Goal:
Copy out, from the entries below, each line holding the string "this".

Data to process:
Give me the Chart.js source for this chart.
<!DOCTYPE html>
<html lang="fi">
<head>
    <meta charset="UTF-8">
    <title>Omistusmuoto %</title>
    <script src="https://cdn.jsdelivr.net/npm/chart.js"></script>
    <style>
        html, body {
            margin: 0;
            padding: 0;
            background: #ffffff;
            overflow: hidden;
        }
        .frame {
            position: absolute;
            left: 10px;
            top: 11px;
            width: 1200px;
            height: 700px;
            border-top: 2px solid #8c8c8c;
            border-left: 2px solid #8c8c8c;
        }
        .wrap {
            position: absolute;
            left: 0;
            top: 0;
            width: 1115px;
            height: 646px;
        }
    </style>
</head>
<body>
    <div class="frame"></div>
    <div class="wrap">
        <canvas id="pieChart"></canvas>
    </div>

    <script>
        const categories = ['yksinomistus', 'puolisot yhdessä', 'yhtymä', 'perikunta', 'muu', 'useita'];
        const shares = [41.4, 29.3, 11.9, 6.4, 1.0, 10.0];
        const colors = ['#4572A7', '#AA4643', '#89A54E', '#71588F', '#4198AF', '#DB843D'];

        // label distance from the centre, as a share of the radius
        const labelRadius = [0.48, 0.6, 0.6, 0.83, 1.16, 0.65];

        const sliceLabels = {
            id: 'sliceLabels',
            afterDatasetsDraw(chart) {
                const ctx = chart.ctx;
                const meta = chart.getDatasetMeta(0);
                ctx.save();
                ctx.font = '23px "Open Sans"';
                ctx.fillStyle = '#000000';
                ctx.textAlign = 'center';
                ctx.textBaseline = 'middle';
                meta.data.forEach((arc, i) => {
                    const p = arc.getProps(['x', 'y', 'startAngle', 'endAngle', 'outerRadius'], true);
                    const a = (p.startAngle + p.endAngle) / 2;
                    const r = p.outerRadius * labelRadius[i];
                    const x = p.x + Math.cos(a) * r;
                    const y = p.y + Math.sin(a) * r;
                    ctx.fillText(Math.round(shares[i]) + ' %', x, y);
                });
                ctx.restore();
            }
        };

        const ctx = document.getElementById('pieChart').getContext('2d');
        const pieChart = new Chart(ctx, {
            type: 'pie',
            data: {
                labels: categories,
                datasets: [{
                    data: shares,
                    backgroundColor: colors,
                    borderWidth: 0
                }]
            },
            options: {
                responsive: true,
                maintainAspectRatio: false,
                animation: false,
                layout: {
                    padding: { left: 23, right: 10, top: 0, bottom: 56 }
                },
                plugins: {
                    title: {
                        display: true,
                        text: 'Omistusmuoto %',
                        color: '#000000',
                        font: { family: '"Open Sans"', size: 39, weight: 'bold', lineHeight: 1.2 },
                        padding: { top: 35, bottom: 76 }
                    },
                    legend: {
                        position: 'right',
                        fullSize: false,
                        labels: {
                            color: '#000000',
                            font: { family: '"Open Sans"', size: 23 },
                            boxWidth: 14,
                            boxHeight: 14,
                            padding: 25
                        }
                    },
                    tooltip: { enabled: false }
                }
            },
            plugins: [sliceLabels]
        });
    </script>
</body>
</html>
* * *
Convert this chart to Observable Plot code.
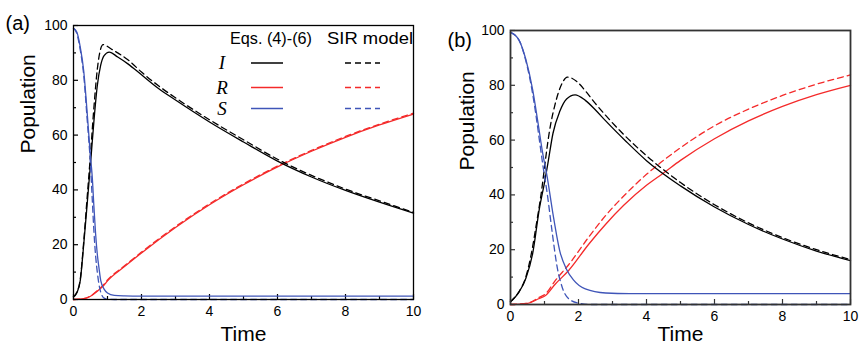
---
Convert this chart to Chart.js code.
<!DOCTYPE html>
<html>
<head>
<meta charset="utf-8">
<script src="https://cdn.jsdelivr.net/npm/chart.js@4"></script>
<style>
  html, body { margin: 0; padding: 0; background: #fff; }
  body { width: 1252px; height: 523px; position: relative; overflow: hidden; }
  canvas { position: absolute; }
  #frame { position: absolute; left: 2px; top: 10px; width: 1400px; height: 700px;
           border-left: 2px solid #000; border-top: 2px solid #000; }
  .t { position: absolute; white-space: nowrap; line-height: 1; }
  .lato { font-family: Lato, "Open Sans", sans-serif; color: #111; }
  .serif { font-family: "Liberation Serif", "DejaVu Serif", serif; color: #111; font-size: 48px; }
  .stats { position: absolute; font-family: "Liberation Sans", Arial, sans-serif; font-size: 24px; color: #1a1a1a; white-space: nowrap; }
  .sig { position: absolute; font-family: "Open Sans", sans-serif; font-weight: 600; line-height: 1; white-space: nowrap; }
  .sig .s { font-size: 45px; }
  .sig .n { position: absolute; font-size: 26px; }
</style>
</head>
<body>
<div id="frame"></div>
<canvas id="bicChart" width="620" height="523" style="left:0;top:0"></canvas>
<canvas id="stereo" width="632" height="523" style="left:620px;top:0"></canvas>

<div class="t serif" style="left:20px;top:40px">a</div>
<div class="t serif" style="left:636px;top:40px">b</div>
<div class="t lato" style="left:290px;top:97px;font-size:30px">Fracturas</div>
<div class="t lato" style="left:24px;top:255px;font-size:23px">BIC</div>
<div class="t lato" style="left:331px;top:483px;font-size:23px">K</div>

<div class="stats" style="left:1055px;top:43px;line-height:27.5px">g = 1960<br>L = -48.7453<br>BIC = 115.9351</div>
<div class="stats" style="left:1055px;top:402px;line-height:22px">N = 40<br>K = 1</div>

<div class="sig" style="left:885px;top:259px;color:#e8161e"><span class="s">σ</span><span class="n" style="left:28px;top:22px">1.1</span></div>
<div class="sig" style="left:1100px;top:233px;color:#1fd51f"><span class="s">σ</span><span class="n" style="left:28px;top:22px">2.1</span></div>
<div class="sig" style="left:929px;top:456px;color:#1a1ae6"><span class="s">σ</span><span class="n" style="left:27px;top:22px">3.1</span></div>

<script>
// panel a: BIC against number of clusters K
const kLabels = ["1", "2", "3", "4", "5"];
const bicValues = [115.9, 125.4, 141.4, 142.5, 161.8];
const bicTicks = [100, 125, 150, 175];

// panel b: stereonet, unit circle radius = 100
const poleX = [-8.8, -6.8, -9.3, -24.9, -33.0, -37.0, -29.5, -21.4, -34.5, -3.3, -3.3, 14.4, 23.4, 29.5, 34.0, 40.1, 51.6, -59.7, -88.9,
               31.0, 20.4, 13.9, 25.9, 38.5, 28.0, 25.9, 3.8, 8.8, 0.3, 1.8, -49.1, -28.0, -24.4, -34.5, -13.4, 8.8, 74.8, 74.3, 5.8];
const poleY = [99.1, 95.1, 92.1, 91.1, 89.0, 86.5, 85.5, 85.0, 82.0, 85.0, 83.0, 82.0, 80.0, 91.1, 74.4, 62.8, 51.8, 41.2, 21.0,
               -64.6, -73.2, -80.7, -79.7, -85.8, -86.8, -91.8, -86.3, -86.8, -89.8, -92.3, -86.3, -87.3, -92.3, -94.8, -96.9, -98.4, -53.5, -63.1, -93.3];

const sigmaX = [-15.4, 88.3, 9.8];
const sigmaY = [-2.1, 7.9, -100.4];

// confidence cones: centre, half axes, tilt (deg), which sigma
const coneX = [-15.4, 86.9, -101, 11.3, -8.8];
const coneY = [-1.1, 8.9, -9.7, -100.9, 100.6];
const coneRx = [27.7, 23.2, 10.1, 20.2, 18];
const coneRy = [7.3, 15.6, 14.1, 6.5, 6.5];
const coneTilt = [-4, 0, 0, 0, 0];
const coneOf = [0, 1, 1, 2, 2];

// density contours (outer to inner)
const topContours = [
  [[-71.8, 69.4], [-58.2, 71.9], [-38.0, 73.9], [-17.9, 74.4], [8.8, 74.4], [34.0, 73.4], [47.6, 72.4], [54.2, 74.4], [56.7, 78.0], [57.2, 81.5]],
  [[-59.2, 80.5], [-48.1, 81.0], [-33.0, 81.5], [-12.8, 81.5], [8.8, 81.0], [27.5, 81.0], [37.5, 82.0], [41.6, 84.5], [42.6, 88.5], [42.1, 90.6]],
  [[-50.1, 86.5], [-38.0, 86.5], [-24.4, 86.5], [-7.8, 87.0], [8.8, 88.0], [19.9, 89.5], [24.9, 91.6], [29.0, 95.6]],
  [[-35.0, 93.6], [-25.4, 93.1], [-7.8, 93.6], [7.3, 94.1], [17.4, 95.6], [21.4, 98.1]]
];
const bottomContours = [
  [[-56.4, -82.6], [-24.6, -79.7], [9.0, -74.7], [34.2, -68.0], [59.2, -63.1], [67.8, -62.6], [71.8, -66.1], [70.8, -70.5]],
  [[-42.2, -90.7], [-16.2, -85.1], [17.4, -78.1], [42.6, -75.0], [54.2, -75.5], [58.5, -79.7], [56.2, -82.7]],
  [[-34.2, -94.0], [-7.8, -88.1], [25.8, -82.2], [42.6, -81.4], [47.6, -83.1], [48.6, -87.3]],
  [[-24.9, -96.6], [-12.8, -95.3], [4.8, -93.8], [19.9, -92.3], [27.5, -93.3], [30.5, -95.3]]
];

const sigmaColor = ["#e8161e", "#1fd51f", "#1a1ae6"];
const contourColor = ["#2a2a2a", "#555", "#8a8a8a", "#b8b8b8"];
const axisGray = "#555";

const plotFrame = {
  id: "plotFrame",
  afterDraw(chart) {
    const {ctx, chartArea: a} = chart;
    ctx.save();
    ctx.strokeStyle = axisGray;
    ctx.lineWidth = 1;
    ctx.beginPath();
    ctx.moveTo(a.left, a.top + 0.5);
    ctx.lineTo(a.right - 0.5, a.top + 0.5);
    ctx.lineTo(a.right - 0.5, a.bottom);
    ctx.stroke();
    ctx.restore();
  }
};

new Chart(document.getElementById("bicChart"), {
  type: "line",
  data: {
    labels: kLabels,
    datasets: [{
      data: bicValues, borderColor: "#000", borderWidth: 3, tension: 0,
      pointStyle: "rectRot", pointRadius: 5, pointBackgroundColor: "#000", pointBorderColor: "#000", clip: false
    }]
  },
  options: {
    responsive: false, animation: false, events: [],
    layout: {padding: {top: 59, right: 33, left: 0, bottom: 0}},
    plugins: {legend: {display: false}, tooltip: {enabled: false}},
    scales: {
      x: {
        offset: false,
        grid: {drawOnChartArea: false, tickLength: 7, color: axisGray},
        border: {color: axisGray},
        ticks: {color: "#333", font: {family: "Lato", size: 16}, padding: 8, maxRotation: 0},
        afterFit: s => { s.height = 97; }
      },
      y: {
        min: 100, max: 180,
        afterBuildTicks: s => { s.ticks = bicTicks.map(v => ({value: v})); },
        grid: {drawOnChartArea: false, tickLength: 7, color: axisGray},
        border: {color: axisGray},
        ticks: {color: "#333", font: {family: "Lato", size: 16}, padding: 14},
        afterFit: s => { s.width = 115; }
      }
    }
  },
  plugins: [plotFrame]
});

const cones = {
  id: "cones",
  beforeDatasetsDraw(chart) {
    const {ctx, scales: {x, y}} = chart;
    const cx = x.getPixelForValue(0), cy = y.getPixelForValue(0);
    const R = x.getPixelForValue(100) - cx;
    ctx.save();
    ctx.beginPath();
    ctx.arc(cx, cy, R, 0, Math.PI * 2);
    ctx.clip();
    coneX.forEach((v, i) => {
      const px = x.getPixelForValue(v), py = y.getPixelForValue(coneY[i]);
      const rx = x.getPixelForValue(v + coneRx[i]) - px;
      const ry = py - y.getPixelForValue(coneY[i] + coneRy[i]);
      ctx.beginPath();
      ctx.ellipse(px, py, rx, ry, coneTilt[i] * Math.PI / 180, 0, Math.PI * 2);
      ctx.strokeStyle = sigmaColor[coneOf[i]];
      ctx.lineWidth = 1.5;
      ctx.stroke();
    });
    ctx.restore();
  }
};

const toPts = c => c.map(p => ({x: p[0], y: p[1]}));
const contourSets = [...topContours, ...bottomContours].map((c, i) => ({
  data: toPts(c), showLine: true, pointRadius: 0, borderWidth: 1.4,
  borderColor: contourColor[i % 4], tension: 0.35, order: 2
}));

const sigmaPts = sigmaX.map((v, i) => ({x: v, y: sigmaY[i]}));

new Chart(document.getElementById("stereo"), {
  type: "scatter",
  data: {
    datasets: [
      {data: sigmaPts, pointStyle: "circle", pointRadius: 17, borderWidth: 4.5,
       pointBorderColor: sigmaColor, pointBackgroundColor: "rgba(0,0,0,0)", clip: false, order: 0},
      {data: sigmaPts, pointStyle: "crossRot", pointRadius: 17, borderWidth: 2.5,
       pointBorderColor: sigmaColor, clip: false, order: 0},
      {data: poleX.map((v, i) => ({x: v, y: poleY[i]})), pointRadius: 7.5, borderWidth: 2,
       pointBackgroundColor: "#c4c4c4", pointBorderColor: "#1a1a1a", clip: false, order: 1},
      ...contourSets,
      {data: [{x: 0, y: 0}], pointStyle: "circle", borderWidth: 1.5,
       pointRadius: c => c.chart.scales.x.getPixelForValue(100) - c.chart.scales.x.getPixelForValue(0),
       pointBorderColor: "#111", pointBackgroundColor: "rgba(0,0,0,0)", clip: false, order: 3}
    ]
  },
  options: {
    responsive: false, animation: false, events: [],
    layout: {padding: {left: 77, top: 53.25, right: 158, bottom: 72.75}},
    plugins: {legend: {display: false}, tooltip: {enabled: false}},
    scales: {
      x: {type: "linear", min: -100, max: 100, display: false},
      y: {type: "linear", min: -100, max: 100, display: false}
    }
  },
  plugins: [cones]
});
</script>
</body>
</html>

Exercise solution:
Give me the Chart.js source for this chart.
Convert this chart to Observable Plot code.
Convert this chart to Chart.js code.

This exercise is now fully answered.